### PROVIDED ENTRIES
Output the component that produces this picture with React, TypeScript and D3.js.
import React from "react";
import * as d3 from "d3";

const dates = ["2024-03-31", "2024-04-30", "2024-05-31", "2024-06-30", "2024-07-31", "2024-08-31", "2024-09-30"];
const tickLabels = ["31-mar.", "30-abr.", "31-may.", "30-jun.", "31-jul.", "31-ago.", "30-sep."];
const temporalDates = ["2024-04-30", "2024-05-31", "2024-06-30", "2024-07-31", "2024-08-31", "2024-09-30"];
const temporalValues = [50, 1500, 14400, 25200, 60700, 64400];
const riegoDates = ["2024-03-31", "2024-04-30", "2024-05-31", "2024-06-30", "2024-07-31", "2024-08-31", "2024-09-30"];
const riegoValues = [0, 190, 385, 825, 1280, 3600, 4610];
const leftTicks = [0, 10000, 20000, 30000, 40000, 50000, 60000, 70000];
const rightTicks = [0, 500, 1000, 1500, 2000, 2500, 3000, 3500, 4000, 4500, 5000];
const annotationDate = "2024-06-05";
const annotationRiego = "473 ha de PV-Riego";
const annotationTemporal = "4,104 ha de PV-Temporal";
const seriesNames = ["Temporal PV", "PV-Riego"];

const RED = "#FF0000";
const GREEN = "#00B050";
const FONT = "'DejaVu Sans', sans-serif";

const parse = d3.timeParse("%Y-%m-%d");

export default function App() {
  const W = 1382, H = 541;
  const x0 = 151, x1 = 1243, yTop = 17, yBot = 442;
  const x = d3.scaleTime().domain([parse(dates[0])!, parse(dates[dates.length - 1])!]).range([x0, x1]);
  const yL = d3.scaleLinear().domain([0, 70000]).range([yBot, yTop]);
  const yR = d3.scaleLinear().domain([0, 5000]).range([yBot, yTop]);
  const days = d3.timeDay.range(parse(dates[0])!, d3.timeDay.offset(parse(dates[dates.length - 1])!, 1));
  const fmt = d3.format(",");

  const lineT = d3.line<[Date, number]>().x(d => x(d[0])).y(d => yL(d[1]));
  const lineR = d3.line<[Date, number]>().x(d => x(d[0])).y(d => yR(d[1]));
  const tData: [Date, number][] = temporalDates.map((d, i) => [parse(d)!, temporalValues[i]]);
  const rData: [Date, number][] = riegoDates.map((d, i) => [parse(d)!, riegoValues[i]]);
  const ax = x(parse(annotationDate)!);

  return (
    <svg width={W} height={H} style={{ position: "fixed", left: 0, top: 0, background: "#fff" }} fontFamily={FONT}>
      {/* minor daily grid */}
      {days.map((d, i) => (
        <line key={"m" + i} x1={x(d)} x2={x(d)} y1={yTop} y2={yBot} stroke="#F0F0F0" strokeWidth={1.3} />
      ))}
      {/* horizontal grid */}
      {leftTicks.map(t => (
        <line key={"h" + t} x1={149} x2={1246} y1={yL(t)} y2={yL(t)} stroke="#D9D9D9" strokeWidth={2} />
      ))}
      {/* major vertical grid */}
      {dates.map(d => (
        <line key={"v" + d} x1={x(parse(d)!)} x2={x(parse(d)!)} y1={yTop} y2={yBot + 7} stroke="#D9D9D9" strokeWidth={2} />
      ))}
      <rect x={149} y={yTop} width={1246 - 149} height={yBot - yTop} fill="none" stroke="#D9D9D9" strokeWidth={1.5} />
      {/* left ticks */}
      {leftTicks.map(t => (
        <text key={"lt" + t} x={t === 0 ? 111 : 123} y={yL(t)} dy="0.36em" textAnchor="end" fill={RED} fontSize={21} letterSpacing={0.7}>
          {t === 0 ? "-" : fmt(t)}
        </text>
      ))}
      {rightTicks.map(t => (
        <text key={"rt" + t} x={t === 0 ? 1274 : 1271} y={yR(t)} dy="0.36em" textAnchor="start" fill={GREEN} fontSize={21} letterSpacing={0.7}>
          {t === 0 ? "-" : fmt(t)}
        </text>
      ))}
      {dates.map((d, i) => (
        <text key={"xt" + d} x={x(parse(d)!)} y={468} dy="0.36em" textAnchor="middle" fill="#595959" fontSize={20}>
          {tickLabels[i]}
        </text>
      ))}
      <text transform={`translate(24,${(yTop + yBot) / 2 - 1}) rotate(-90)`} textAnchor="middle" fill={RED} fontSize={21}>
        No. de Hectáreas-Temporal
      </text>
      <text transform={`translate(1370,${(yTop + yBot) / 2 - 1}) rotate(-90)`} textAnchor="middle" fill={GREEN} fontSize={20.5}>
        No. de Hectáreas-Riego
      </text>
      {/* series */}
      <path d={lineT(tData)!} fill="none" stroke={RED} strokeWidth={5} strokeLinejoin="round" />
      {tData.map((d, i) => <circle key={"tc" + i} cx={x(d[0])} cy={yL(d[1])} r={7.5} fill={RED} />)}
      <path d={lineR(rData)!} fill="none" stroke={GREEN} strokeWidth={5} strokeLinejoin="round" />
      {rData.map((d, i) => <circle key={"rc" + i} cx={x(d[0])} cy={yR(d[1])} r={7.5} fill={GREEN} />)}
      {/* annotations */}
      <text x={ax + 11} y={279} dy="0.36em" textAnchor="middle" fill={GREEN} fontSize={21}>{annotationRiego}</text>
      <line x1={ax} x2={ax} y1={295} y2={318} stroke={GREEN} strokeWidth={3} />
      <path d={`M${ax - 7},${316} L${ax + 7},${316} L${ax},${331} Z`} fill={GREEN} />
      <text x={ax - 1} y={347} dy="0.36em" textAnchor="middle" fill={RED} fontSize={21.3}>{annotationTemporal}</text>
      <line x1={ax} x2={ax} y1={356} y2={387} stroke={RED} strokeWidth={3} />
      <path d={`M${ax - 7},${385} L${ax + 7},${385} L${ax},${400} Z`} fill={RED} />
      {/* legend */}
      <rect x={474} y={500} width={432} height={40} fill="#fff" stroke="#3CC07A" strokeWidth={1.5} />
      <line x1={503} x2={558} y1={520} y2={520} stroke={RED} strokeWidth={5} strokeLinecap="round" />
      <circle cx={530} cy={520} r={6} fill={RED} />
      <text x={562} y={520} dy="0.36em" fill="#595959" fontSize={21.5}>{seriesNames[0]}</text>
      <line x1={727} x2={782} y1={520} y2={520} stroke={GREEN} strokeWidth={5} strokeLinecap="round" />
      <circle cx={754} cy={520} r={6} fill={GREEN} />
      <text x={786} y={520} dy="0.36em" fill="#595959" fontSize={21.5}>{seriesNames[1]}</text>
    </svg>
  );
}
* * *
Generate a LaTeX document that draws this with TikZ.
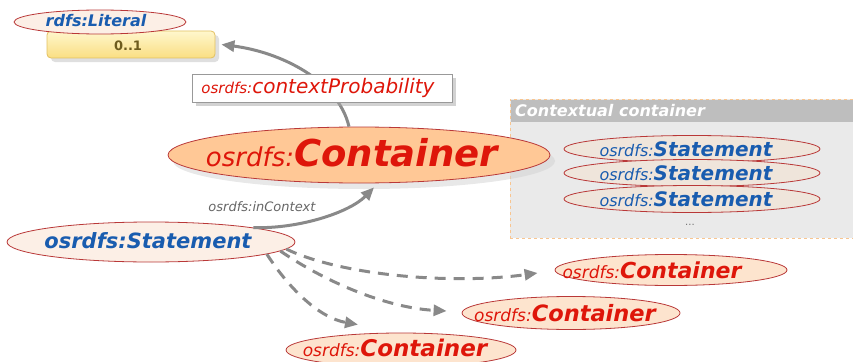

### WORK REQUIRED
Each line from the line with "Output the component" to the line with "import * as" is to be echoed exactly; both boundary lines are included, and nothing else is to be output.

### FULL OUTPUT
Output the component that produces this picture with React, TypeScript and D3.js.
import React from "react";
import * as d3 from "d3";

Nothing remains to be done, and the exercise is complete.